GIVEN TASK: Using the material below, repeat exactly the lines from the one with "Clone this chart in matplotlib." through the one with "plt.rcParams['font.family'] = ['DejaVu", ends included, without any images.

EXCERPTED DATA:
--- --- ---

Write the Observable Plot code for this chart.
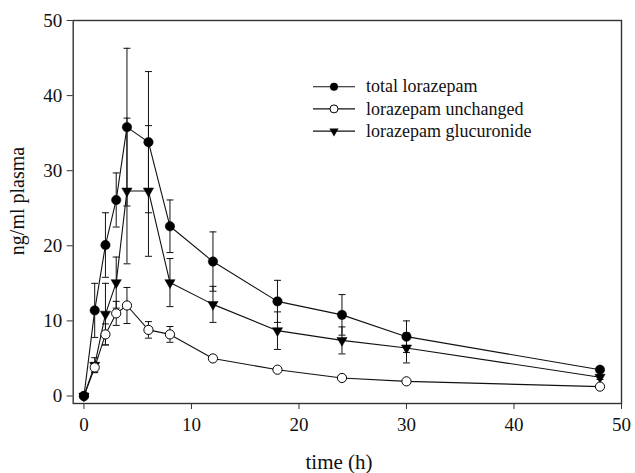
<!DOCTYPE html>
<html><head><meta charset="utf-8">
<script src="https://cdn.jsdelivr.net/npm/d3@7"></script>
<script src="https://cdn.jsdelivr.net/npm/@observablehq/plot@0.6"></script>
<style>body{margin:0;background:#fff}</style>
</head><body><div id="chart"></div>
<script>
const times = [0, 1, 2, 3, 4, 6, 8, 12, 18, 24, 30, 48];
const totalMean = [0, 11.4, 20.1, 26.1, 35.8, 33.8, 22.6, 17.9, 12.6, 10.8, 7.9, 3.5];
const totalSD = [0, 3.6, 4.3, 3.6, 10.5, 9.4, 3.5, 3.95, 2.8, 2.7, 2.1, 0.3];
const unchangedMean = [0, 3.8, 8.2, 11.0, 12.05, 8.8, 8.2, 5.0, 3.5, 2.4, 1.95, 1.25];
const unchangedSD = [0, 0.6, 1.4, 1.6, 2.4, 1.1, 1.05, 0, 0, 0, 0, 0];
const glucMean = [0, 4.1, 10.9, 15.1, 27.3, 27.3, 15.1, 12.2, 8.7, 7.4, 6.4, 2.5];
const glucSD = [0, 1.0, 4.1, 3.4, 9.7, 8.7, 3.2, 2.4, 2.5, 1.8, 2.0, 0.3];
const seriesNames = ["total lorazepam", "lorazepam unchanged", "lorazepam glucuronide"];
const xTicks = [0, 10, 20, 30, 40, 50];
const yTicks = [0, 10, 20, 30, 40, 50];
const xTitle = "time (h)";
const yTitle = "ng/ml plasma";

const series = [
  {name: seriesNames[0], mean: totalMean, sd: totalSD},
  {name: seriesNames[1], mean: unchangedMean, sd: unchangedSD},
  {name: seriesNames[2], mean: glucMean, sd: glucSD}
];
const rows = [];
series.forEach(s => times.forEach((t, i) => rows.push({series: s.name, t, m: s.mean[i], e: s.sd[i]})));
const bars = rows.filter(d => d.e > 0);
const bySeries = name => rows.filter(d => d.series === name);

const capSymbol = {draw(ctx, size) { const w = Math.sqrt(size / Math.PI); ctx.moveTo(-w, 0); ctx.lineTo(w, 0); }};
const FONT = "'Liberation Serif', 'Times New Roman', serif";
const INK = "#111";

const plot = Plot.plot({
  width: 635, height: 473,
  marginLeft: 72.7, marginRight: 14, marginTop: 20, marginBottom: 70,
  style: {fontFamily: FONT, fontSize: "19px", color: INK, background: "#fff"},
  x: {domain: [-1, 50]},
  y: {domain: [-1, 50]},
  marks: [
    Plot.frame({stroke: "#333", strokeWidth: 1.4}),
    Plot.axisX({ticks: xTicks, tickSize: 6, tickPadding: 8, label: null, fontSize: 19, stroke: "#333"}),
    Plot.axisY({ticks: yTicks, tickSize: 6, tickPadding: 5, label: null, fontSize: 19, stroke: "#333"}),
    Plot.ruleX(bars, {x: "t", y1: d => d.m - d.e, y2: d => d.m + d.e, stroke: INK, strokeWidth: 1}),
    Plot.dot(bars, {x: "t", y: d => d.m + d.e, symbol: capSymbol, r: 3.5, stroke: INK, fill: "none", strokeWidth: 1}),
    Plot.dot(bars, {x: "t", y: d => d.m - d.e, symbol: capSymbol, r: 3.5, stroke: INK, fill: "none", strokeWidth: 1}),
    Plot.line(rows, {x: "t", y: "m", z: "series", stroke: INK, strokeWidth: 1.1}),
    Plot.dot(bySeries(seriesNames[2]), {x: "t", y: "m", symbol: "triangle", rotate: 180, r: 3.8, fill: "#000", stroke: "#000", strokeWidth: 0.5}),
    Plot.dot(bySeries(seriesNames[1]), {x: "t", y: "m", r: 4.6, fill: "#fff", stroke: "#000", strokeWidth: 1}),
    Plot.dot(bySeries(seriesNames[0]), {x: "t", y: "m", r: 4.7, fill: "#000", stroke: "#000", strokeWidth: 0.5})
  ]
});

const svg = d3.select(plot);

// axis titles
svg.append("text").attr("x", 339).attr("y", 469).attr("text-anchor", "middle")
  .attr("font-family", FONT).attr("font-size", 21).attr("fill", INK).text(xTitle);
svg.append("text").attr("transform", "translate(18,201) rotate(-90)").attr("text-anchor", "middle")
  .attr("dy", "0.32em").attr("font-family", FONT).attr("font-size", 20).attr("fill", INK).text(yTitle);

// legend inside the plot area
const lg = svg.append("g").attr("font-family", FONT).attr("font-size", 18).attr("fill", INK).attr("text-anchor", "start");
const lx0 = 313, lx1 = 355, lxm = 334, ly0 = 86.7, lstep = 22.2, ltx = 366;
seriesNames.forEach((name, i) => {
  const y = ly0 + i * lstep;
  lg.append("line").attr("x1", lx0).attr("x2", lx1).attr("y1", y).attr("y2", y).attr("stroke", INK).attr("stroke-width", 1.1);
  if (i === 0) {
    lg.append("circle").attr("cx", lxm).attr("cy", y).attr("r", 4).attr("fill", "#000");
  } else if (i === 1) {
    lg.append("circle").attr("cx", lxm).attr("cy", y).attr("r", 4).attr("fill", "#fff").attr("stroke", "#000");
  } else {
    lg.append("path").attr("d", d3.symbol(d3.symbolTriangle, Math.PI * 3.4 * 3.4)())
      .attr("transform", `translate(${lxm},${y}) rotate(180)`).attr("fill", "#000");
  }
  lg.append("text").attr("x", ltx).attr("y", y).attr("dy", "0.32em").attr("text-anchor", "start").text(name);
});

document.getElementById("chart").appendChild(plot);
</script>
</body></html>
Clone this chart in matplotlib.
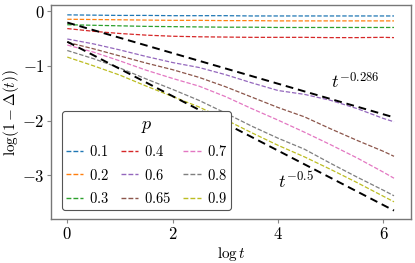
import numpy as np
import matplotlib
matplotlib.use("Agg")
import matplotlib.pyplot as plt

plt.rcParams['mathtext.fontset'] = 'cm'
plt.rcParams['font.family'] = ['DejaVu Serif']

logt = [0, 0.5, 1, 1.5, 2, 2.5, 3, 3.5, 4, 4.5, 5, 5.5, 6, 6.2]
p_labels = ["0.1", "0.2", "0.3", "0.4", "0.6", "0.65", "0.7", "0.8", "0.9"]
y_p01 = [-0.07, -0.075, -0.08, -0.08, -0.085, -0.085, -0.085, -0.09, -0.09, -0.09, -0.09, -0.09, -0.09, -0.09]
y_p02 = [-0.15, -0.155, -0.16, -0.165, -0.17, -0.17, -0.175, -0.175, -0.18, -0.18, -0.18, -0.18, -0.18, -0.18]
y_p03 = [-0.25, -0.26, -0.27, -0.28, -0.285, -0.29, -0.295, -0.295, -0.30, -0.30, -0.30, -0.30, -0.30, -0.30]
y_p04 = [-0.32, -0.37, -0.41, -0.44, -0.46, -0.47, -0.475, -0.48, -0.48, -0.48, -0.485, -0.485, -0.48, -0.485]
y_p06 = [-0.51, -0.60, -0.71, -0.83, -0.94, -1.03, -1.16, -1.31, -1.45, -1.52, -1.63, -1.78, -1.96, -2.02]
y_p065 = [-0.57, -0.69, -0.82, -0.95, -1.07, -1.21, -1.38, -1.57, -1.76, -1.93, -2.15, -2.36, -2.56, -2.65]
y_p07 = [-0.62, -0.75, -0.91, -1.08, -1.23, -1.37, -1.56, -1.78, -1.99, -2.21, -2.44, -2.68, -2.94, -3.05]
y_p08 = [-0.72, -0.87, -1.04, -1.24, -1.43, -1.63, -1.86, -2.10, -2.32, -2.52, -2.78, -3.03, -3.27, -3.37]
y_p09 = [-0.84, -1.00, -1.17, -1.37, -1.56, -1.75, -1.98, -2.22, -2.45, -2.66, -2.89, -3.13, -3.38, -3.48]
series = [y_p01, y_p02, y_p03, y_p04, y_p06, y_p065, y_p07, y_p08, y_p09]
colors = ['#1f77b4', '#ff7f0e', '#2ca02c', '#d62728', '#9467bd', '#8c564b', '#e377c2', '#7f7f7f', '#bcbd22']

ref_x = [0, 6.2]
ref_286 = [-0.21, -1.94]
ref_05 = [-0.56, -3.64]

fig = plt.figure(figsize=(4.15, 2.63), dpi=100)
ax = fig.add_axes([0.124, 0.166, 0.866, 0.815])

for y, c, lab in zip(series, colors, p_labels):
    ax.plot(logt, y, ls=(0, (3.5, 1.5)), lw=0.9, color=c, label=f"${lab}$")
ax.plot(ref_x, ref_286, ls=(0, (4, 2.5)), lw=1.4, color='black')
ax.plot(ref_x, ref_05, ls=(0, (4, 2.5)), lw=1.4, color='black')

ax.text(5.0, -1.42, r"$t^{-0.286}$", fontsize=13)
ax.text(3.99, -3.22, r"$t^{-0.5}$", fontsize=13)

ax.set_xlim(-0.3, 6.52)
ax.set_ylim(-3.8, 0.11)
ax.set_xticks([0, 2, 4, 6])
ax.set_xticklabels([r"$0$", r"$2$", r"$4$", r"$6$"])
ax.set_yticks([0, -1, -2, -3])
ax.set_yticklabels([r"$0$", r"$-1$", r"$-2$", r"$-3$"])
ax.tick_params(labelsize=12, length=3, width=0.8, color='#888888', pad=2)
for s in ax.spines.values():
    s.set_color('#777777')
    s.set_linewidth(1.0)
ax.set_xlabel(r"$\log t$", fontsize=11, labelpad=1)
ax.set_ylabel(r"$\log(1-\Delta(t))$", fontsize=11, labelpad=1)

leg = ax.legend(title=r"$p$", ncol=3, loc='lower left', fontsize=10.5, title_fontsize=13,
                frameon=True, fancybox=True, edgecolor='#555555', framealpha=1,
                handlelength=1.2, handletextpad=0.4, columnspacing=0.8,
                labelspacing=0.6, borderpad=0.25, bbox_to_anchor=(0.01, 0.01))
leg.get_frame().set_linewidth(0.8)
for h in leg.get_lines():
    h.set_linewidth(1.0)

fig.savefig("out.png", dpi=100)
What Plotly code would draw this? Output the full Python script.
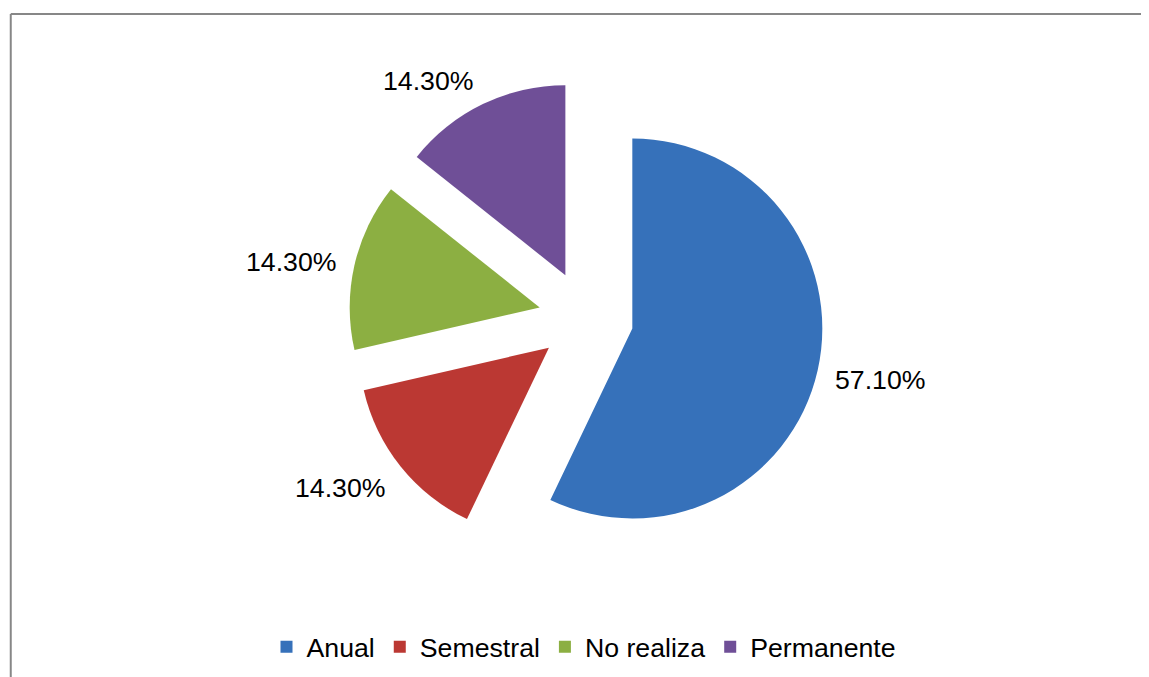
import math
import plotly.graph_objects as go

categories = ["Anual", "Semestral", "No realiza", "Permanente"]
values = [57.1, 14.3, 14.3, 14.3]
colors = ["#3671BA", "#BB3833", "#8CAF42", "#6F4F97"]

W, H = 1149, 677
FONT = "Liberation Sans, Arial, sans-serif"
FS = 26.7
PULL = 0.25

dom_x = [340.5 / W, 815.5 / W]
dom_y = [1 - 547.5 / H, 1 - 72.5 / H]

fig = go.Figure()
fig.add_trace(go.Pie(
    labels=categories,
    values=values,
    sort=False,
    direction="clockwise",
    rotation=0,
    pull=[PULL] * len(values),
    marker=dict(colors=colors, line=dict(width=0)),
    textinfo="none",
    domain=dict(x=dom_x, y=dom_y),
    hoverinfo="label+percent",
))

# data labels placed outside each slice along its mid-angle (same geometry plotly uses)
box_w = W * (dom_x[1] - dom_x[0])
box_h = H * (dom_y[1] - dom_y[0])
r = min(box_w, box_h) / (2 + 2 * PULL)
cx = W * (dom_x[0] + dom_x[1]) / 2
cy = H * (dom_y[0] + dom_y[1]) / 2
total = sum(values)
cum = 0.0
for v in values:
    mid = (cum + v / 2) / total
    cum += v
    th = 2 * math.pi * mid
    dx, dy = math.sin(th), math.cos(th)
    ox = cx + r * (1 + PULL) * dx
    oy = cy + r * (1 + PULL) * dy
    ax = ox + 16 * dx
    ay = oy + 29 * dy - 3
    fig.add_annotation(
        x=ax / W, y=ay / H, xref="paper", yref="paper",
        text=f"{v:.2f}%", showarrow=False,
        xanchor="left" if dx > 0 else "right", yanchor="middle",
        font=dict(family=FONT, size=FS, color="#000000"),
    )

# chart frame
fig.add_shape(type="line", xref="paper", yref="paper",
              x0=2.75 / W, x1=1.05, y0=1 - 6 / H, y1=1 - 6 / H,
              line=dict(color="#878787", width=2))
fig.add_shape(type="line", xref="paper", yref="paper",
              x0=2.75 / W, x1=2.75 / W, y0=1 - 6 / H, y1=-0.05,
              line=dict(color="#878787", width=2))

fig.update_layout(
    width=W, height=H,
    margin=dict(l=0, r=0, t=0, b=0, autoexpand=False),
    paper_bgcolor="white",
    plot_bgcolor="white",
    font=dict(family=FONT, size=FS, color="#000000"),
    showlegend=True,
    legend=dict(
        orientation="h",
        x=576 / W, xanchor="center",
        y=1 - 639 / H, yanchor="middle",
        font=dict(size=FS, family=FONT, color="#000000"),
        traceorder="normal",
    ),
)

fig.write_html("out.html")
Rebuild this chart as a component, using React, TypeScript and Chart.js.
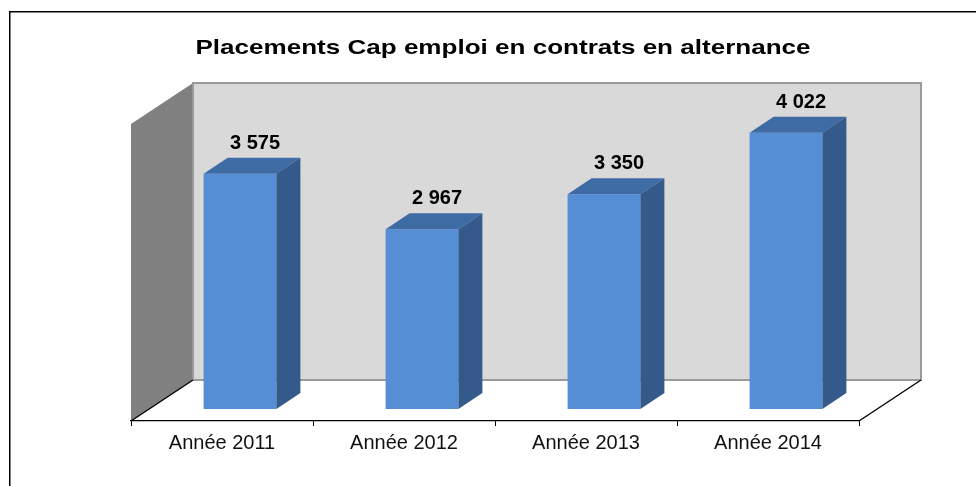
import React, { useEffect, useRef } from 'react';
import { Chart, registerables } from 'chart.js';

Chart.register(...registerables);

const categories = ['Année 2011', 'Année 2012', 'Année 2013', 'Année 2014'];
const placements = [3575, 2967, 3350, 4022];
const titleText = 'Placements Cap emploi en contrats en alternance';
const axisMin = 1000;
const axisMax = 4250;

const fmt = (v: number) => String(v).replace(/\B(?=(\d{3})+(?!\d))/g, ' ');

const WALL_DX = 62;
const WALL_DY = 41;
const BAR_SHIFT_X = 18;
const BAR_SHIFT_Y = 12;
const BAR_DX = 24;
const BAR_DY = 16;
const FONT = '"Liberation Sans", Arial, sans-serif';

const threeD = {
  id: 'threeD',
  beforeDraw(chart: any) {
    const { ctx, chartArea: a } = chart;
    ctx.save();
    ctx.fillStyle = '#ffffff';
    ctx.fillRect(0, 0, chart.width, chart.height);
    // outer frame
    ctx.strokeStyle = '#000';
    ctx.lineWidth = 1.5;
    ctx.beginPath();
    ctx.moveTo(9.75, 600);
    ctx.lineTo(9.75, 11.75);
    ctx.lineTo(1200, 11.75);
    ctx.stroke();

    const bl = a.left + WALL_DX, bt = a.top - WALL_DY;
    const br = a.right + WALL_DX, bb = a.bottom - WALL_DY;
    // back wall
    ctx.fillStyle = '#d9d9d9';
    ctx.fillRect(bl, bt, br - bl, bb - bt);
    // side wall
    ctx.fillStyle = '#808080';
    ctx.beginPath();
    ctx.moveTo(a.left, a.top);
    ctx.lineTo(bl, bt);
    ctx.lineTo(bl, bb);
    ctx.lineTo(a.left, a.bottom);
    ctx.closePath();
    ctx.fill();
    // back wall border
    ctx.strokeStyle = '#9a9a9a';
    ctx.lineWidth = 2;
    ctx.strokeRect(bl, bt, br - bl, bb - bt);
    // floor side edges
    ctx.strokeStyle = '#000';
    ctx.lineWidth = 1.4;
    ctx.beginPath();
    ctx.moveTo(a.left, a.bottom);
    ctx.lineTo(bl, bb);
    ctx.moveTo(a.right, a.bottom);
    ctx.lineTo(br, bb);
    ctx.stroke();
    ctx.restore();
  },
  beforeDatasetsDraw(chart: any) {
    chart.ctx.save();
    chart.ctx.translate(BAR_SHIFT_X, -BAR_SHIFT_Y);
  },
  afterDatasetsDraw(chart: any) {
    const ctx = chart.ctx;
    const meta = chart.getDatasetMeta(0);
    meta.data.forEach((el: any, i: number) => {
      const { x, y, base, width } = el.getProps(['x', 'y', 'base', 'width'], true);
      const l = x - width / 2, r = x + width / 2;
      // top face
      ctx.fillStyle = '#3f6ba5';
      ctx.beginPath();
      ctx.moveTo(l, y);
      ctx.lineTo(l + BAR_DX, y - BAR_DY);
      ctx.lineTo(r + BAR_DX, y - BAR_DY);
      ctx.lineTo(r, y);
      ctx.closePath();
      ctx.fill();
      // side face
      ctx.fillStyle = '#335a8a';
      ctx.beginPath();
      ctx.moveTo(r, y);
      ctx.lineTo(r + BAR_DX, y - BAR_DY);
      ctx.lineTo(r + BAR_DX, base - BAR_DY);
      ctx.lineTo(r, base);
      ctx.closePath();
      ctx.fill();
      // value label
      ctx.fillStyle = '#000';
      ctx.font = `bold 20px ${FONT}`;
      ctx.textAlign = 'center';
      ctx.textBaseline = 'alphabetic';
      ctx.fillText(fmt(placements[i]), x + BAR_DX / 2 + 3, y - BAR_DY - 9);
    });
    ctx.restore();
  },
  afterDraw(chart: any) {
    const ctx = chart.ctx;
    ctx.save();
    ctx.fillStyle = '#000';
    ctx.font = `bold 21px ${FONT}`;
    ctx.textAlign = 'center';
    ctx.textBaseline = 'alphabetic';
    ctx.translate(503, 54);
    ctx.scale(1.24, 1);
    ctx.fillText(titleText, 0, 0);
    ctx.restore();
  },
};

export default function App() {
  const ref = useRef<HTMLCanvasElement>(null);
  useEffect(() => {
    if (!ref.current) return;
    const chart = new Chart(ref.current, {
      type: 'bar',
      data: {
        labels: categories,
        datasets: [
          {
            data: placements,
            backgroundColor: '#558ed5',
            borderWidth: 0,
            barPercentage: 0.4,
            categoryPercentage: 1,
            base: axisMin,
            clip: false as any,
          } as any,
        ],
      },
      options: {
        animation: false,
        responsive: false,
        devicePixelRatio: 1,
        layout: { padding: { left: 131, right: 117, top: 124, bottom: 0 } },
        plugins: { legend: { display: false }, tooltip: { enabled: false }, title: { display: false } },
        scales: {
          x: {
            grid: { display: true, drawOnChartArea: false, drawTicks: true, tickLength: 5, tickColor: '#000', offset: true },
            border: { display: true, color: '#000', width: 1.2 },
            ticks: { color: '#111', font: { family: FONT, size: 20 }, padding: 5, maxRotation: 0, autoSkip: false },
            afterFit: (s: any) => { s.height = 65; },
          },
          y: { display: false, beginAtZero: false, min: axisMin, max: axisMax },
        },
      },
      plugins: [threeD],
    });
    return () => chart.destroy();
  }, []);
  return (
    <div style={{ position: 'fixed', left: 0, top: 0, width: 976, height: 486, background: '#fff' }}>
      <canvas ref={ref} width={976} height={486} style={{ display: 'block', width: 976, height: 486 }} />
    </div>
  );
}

--- --- ---

ANSWER:
Clone this chart in matplotlib.
import numpy as np
import matplotlib
matplotlib.use("Agg")
import matplotlib.pyplot as plt

plt.rcParams['mathtext.fontset'] = 'cm'
plt.rcParams['font.family'] = ['DejaVu Serif']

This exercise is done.